Input records >>

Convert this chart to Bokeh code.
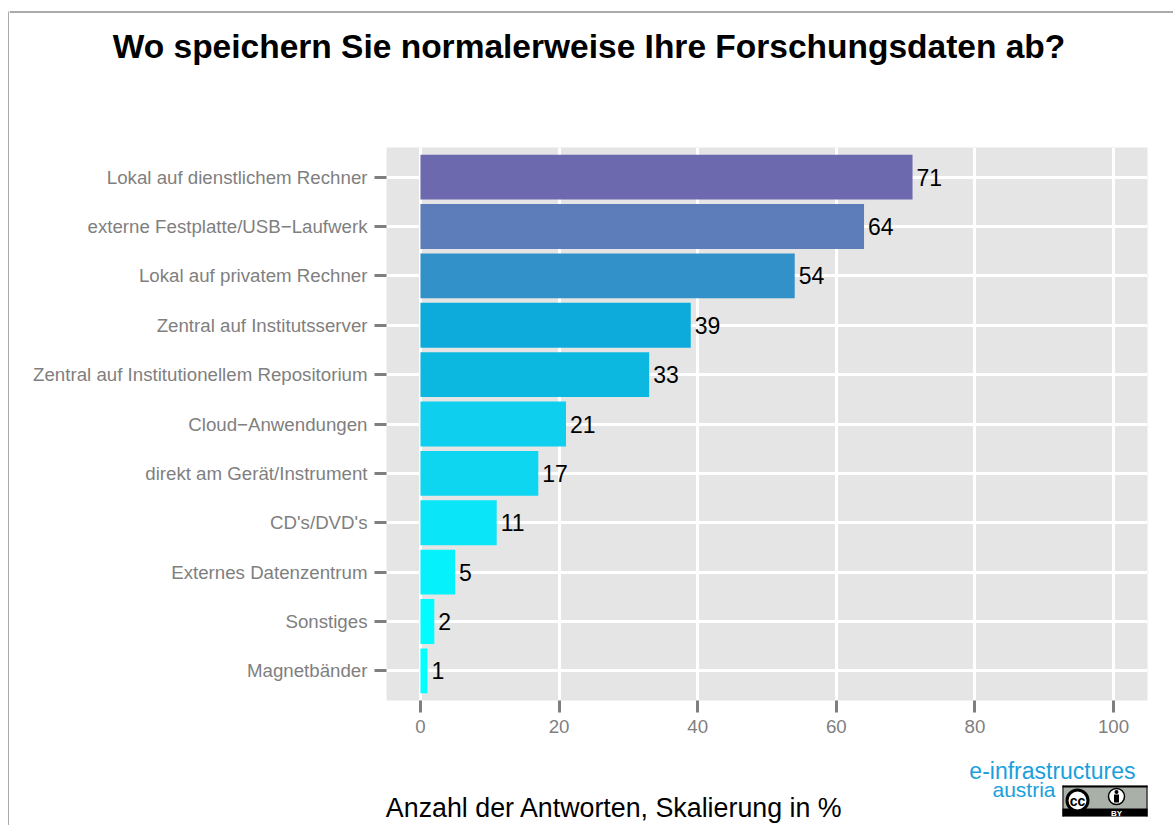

* * *

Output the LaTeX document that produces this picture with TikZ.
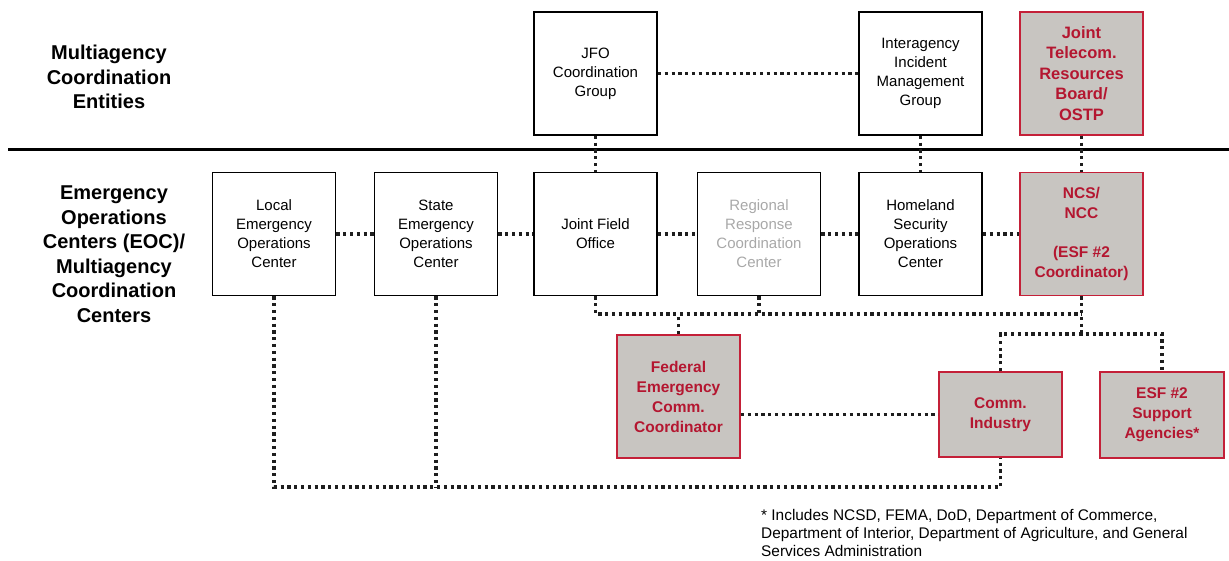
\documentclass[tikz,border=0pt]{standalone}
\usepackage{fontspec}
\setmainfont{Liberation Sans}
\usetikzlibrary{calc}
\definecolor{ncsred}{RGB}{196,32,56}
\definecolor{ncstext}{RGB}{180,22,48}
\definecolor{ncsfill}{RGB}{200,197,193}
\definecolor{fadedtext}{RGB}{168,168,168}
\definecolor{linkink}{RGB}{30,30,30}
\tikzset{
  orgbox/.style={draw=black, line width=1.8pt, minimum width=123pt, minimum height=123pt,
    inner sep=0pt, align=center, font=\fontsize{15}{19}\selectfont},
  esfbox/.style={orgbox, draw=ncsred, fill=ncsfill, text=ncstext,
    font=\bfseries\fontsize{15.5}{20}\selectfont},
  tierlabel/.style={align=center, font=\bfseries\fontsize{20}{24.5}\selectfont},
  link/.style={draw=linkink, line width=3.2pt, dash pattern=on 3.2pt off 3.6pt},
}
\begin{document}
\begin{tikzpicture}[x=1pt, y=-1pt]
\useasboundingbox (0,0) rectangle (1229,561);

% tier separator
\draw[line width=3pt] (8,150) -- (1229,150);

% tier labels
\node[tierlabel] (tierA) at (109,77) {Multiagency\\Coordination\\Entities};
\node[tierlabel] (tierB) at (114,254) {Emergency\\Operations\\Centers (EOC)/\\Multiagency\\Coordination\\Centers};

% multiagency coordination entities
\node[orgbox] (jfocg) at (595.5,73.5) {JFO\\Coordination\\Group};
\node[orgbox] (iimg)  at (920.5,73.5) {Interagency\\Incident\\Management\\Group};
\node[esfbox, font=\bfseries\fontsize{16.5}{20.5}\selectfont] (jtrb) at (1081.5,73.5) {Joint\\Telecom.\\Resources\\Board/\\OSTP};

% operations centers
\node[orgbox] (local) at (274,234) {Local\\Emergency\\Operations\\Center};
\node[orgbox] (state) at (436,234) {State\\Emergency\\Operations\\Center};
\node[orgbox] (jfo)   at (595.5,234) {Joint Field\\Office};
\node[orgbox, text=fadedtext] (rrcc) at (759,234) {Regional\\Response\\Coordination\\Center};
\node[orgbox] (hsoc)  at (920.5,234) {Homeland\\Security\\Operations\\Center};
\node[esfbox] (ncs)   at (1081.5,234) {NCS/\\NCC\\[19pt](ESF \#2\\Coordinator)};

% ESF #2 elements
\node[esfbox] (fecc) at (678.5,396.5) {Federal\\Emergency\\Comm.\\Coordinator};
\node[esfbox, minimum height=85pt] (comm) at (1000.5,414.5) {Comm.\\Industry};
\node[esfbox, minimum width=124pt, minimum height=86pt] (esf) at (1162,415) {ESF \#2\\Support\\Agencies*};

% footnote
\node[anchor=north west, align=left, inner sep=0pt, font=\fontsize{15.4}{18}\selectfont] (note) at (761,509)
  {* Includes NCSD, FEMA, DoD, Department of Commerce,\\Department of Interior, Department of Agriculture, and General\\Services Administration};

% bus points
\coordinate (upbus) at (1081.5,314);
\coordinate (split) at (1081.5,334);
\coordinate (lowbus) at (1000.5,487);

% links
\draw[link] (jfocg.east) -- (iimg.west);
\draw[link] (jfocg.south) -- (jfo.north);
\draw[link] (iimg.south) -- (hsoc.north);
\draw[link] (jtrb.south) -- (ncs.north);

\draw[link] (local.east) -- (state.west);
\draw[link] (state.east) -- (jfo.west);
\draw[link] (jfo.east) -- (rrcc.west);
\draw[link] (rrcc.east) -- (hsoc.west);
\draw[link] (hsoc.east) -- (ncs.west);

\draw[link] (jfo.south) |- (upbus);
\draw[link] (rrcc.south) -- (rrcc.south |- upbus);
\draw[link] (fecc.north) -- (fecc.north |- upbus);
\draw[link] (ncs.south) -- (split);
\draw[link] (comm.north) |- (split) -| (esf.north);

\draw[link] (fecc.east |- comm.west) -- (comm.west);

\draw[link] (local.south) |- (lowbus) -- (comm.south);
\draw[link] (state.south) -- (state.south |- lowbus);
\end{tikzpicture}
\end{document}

Directions for this task >>
Both the line with "Output the LaTeX" and the line with "(jtrb) at (1081.5,73.5)" belong in the copy, along with every line between them; set them down exactly and skip the pictures.

Complete answer >>
Output the LaTeX document that produces this picture with TikZ.
\documentclass[tikz,border=0pt]{standalone}
\usepackage{fontspec}
\setmainfont{Liberation Sans}
\usetikzlibrary{calc}
\definecolor{ncsred}{RGB}{196,32,56}
\definecolor{ncstext}{RGB}{180,22,48}
\definecolor{ncsfill}{RGB}{200,197,193}
\definecolor{fadedtext}{RGB}{168,168,168}
\definecolor{linkink}{RGB}{30,30,30}
\tikzset{
  orgbox/.style={draw=black, line width=1.8pt, minimum width=123pt, minimum height=123pt,
    inner sep=0pt, align=center, font=\fontsize{15}{19}\selectfont},
  esfbox/.style={orgbox, draw=ncsred, fill=ncsfill, text=ncstext,
    font=\bfseries\fontsize{15.5}{20}\selectfont},
  tierlabel/.style={align=center, font=\bfseries\fontsize{20}{24.5}\selectfont},
  link/.style={draw=linkink, line width=3.2pt, dash pattern=on 3.2pt off 3.6pt},
}
\begin{document}
\begin{tikzpicture}[x=1pt, y=-1pt]
\useasboundingbox (0,0) rectangle (1229,561);

% tier separator
\draw[line width=3pt] (8,150) -- (1229,150);

% tier labels
\node[tierlabel] (tierA) at (109,77) {Multiagency\\Coordination\\Entities};
\node[tierlabel] (tierB) at (114,254) {Emergency\\Operations\\Centers (EOC)/\\Multiagency\\Coordination\\Centers};

% multiagency coordination entities
\node[orgbox] (jfocg) at (595.5,73.5) {JFO\\Coordination\\Group};
\node[orgbox] (iimg)  at (920.5,73.5) {Interagency\\Incident\\Management\\Group};
\node[esfbox, font=\bfseries\fontsize{16.5}{20.5}\selectfont] (jtrb) at (1081.5,73.5) {Joint\\Telecom.\\Resources\\Board/\\OSTP};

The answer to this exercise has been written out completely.